死せる孔明、生ける仲達(ちゅうたつ)を走らし、死せる松陰、美和を使いに走らす。
「たとえ、美和、この美和(身は)尽き果てても、日本の行く末を空の彼方からお守り申し上げます。焼酎をのみながら、四季折々に、しょっちゅう、お見舞い申し上げます」
といって、詠みし歌一首。
○美和たとひ 武蔵の野辺に 朽ちぬ友
帯留めおくれ 大和撫子 (美和 痴世)
○松陰の妹・文は、長州藩士・久坂玄瑞の妻となりましたが、松陰の遺志に突き動かされて血気にはやり、幕府軍と戦って大怪我をし、禁門の変のときに自刃してしまいましたとさ。はあ、ポックンポックン。
「禁門の変。
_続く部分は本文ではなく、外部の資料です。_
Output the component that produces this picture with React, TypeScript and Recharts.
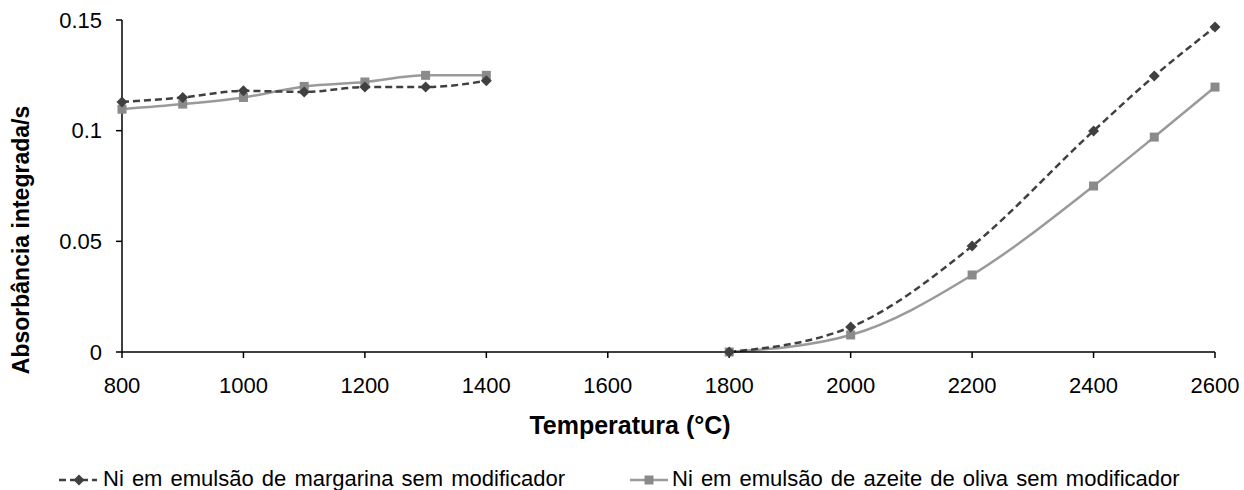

なんかヘン? オー・ヘンリー! 『最後の一葉』は短編小説の傑作でございますよ」と、樋口一葉がいうわけナイチンゲール。
○う~っ、長すぎる。フランク永井のトランク長いっ! 前説がクソ長すぎた。
「花燃ゆ」の話でございした、奥様。
○吉田美和、じゃなかった、久坂美和。久坂玄瑞の未亡人なので、美和は今は久坂美和でございました。
美和は、長州藩の奥づとめをいたしましたとさ。
NHKは、彼女の資料がないのをよいことに、あることないこと、いや、ないことないこと、たくみに仰山、物語にしております。
それはそれは、奥様、何ちゅうか、「愛の水中花」ちゅうか、松坂慶子扮する〝そうせい侯〞の正室やら、田中麗奈扮する姫君やらの長州藩の奥の様子は、ドラマとしては、それはそれで面白いけれど、いかんせん、「見てきたような嘘をつき」という印象はぬぐいきれないのでございます。
数々の歴史的な出来事で、美和があたかも主要な役割を果たしたかのごとく、描いているのでございます。
どことなく、ドラマが空々しく、「う~ん、そこまでやるか」という感じなんですな。
「異説! 幕末維新物語」
というようなサブタイトルが必要なのでは!?
そういう思いが強くなり、最近の拙者は、「花燃ゆ」を見ても、感情移入しづらくなっているのでございます。
そう、〝花燃ゆ尽き症候群〞になってしまったのでございます。
皆々様におかれましては、いかがでございましょうや。